«Яков

Оглавление

Пошлость Набокова

Набоков написал эссе о пошлости, но сам Набоков есть образчик пошлости. Пошлости гламурной, пошлости аристократической, пошлости хорошо выезженной, но — пошлости. В том числе, пошлости эротической. Набоков начинает с упоминания пошлости как «вульгарного эротизма», но быстро уводит разговор в сторону. Ведь «Пошлость» написана в 1958 году, а «Лолита» в 1955. Чует кошка, чьё сало.

Набоков уводит разговор в самую пошлую сторону: критикует рекламу. Это один из ранних образцов папских филиппик против «культуры смерти», «консюмеризма». Подумайте, какой кошмар:

 «Глубочайшая пошлость, источаемая рекламой, не в том, что она придаёт блеск полезной вещи, но в самом предположении, что человеческое счастье можно купить и что покупка эта в какой-то мере возвеличивает покупателя».

Тирада в устах писателя очень странная. Это логика функционально неграмотного человека, логика буквалиста, убеждённого, что нельзя никого называть отцом, потому что это запрещено Богом. Это логика католического садо-фундаментализма, по которой секс должен доставлять страдания, чтобы им точно занимались ради деторождения. Тогда уж всякая речь — реклама и манипуляция. Сказал «доброе утро»? Да как ты смеешь пытаться мною, самим мною, манипулировать?! Как утро может быть добрым? Один Бог добр!

Набоков смешивает пошлость с конформизмом — именуя его «обывательщиной», «мещанством». То-то «Лолиту» представляли иногда как анти-мещанскую сатиру. Ага, а маркиз де Сад — антифеодальный сатирик, предтеча большевизма, потому что предпочитал всё делать через з...цу.

Набокову Америка казалась страной победившего мещанства. Впрочем, Швейцария, наверное, тоже — ресентимент не знает границ, потому что умеет очерчивать границу вокруг себя. Номер в швейцарской гостинице — воплощение мечтаний премудрого пескаря. Вот оно, настоящее счастье, которое почему-то нигде не рекламируется. Или замок в Гастель Гандольфо — многие обличители культуры потребления холили там свою старость.

Набоков — великий учитель нековыряния в носу. А чему он учит? Да тому же, чему учили разные Константины — Великий, Леонтьев, Победоносцев: «Мещанство возникает на определённой ступени развития цивилизации, когда вековые традиции превратились в зловонную кучу мусора, которая начала разлагаться».

«Вековые традиции» — яркий сигнал о том, что сейчас будет произведено грандиозное интеллектуальное мошенничество, когда всех лишат свободы, оставив её только для себя, в швейцарской гостинице.

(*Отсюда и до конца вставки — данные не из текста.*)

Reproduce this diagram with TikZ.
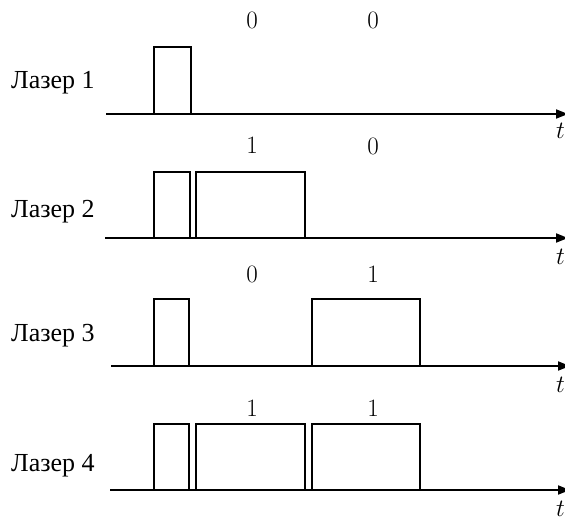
\documentclass[tikz,border=0pt]{standalone}
\usepackage{fontspec}
\newfontfamily\cyr{Liberation Serif}
\usetikzlibrary{arrows.meta}
\begin{document}
\begin{tikzpicture}[x=1pt,y=-1pt,
  axis/.style={line width=1.8pt,-{Stealth[length=12pt,width=9pt,inset=0pt]}},
  pulse/.style={line width=1.4pt,line join=miter},
  lbl/.style={anchor=base west,inner sep=0pt,font=\cyr\fontsize{26}{30}\selectfont},
  bit/.style={inner sep=0pt,font=\fontsize{25}{28}\selectfont},
  tl/.style={inner sep=0pt,anchor=west,font=\fontsize{25}{28}\selectfont}]
\useasboundingbox (0,0) rectangle (565,522);
% row 1
\node[lbl] (l1) at (11,88) {Лазер 1};
\node[bit] (b11) at (252,20) {0};
\node[bit] (b12) at (373,20) {0};
\coordinate (a1s) at (106,114); \coordinate (a1e) at (568,114);
\draw[axis] (a1s) -- (a1e);
\draw[pulse] (154,114) -- (154,47) -- (191,47) -- (191,114);
\node[tl] (t1) at (556,131) {$t$};
% row 2
\node[lbl] (l2) at (11,217) {Лазер 2};
\node[bit] (b21) at (252,145) {1};
\node[bit] (b22) at (373,146) {0};
\coordinate (a2s) at (105,238); \coordinate (a2e) at (568,238);
\draw[axis] (a2s) -- (a2e);
\draw[pulse] (154,238) -- (154,172) -- (190,172) -- (190,238);
\draw[pulse] (196,238) -- (196,172) -- (305,172) -- (305,238);
\node[tl] (t2) at (556,257) {$t$};
% row 3
\node[lbl] (l3) at (11,341) {Лазер 3};
\node[bit] (b31) at (252,274) {0};
\node[bit] (b32) at (373,274) {1};
\coordinate (a3s) at (111,366); \coordinate (a3e) at (570,366);
\draw[axis] (a3s) -- (a3e);
\draw[pulse] (154,366) -- (154,299) -- (189,299) -- (189,366);
\draw[pulse] (312,366) -- (312,299) -- (420,299) -- (420,366);
\node[tl] (t3) at (556,385) {$t$};
% row 4
\node[lbl] (l4) at (11,471) {Лазер 4};
\node[bit] (b41) at (252,408) {1};
\node[bit] (b42) at (373,408) {1};
\coordinate (a4s) at (110,490); \coordinate (a4e) at (570,490);
\draw[axis] (a4s) -- (a4e);
\draw[pulse] (154,490) -- (154,424) -- (189,424) -- (189,490);
\draw[pulse] (196,490) -- (196,424) -- (305,424) -- (305,490);
\draw[pulse] (312,490) -- (312,424) -- (420,424) -- (420,490);
\node[tl] (t4) at (556,509) {$t$};
\end{tikzpicture}
\end{document}
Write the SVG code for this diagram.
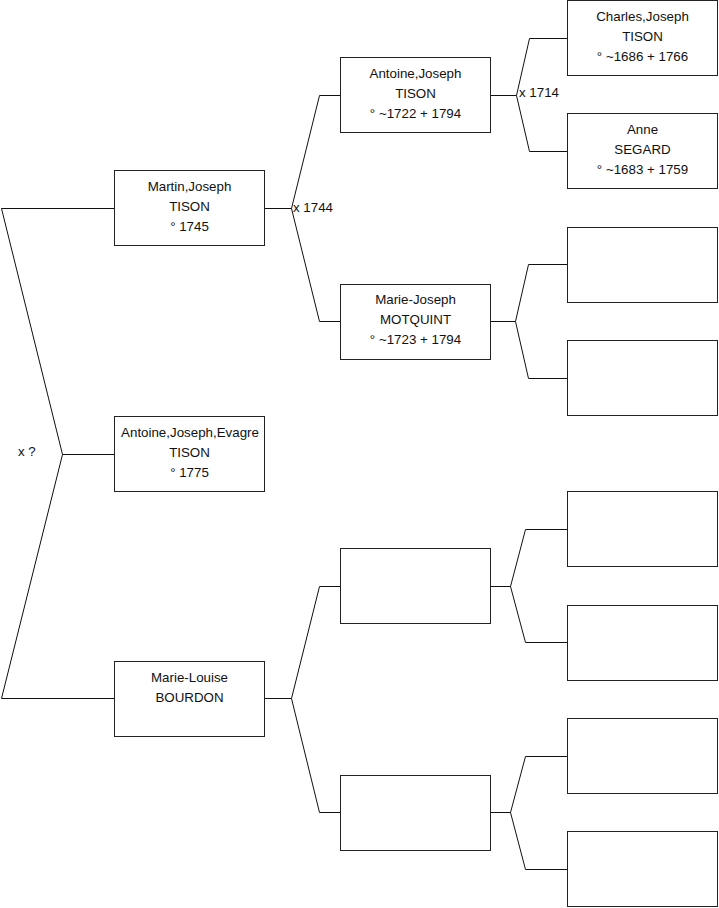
<svg xmlns="http://www.w3.org/2000/svg" width="719" height="908" viewBox="0 0 719 908">
<style>
.box{fill:#fff;stroke:#222;stroke-width:1}
.ln{fill:none;stroke:#111;stroke-width:1}
text{font-family:"Liberation Sans",Arial,sans-serif;font-size:13.33px;fill:#111}
.c{text-anchor:middle}
</style>
<rect width="719" height="908" fill="#fff"/>
<g id="connectors">
<polyline class="ln" points="114,208.5 1.5,208.5 62.5,454.5 1.5,698.5 114,698.5"/>
<line class="ln" x1="62.5" y1="454.5" x2="114" y2="454.5"/>
<polyline class="ln" points="340,95.5 319.5,95.5 291.5,208.5 319.5,321.5 340,321.5"/>
<line class="ln" x1="265" y1="208.5" x2="291.5" y2="208.5"/>
<polyline class="ln" points="567,38.5 529.5,38.5 516.5,95.5 529.5,151.5 567,151.5"/>
<line class="ln" x1="491" y1="95.5" x2="516.5" y2="95.5"/>
<polyline class="ln" points="567,264.5 528.5,264.5 515.5,321.5 528.5,378.5 567,378.5"/>
<line class="ln" x1="491" y1="321.5" x2="515.5" y2="321.5"/>
<polyline class="ln" points="340,586.5 319.5,586.5 291.5,698.5 319.5,812.5 340,812.5"/>
<line class="ln" x1="265" y1="698.5" x2="291.5" y2="698.5"/>
<polyline class="ln" points="567,529.5 525.5,529.5 510.5,586.5 525.5,642.5 567,642.5"/>
<line class="ln" x1="491" y1="586.5" x2="510.5" y2="586.5"/>
<polyline class="ln" points="567,756.5 525.5,756.5 510.5,812.5 525.5,869.5 567,869.5"/>
<line class="ln" x1="491" y1="812.5" x2="510.5" y2="812.5"/>
<text x="18" y="456">x ?</text>
<text x="293" y="212">x 1744</text>
<text x="519" y="97">x 1714</text>
</g>
<g id="martin"><rect class="box" x="114.5" y="170.5" width="150" height="75"/>
<text class="c" x="189.5" y="191">Martin,Joseph</text><text class="c" x="189.5" y="211">TISON</text><text class="c" x="189.5" y="231">° 1745</text></g>
<g id="antoine-evagre"><rect class="box" x="114.5" y="416.5" width="150" height="75"/>
<text class="c" x="190" y="437">Antoine,Joseph,Evagre</text><text class="c" x="189.5" y="457">TISON</text><text class="c" x="189.5" y="477">° 1775</text></g>
<g id="marie-louise"><rect class="box" x="114.5" y="661.5" width="150" height="75"/>
<text class="c" x="189.5" y="682">Marie-Louise</text><text class="c" x="189.5" y="702">BOURDON</text></g>
<g id="antoine-joseph"><rect class="box" x="340.5" y="57.5" width="150" height="75"/>
<text class="c" x="415.5" y="78">Antoine,Joseph</text><text class="c" x="415.5" y="98">TISON</text><text class="c" x="415.5" y="118">° ~1722 + 1794</text></g>
<g id="marie-joseph"><rect class="box" x="340.5" y="284.5" width="150" height="75"/>
<text class="c" x="415.5" y="304">Marie-Joseph</text><text class="c" x="415.5" y="324">MOTQUINT</text><text class="c" x="415.5" y="344">° ~1723 + 1794</text></g>
<g id="empty-m-father"><rect class="box" x="340.5" y="548.5" width="150" height="75"/></g>
<g id="empty-m-mother"><rect class="box" x="340.5" y="775.5" width="150" height="75"/></g>
<g id="charles"><rect class="box" x="567.5" y="0.5" width="150" height="75"/>
<text class="c" x="642.5" y="21">Charles,Joseph</text><text class="c" x="642.5" y="41">TISON</text><text class="c" x="642.5" y="61">° ~1686 + 1766</text></g>
<g id="anne"><rect class="box" x="567.5" y="113.5" width="150" height="75"/>
<text class="c" x="642.5" y="134">Anne</text><text class="c" x="642.5" y="154">SEGARD</text><text class="c" x="642.5" y="174">° ~1683 + 1759</text></g>
<g id="empty-3"><rect class="box" x="567.5" y="227.5" width="150" height="75"/></g>
<g id="empty-4"><rect class="box" x="567.5" y="340.5" width="150" height="75"/></g>
<g id="empty-5"><rect class="box" x="567.5" y="491.5" width="150" height="75"/></g>
<g id="empty-6"><rect class="box" x="567.5" y="605.5" width="150" height="75"/></g>
<g id="empty-7"><rect class="box" x="567.5" y="718.5" width="150" height="75"/></g>
<g id="empty-8"><rect class="box" x="567.5" y="831.5" width="150" height="75"/></g>
</svg>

«Лолита» — вот пошлость. Набоков пошл, потому что всего лишь воплотил судьбу Чарткова и многих других: «Начнём как боги, кончим как свинья». Свинья утончённая, популярная, но свинья. Променять талант (который у Набокова безусловно виден в ранних произведениях) на успех, он же деньги.

Набоков бранит «обывателя», которого отождествляет с «пошляком»: ему-де «присущи лжеидеализм, лжесострадание и ложная мудрость. Обман — верный союзник настоящего обывателя».

Возможно, хотя не обязательно. Пошлость, однако, вовсе не есть обман. Пошлость есть правда и истина, превращённые в постамент для самого себя. Пушкин воздвиг себе памятник, Набоков воздвиг себе постамент.

Набоков пошляк не как порнограф (хотя он порнограф, и эротическая сцена в «Лолите» делает неплохой, хотя мелкий роман, абсолютно пошлым). Он пошл как человек с могучими средствами, сознательно отвергнувший все возможные цели. Кроме одной — той, что Бродский назвал «завод по производству себя». Бродский имел в виду Евтушенко, но к Набокову это тоже вполне относится. Заметьте, я не говорю, что у Набокова нет непошлого. Есть.

«Приглашение на казнь» не пошлое. Но это не «1984» и не «Замок» — это текст не пошлый, но холодный, бездушный и, увы, с самолюбованием. Но как личность Набоков, безусловно, пошляк и пижон. Когда он пишет: «Мещане питаются запасом банальных идей, прибегая к избитым фразам и клише, их речь изобилует тусклыми, невыразительными словами» — да, наверное, так. Но его изысканность и нетривиальная выразительность ничуть не лучше. Они не мещанство, но буржуазность — да, полные штаны. Набоков любил подчёркивать свою аристократичность, но он был типичным мещанином во дворянстве, и дворянство Набоковых — с конца XVIII века, вполне себя судейско-канцелярско-чиновничье. Тем не менее, у Набокова был выбор — ведь его отец нимало не был пошляком ни в чём.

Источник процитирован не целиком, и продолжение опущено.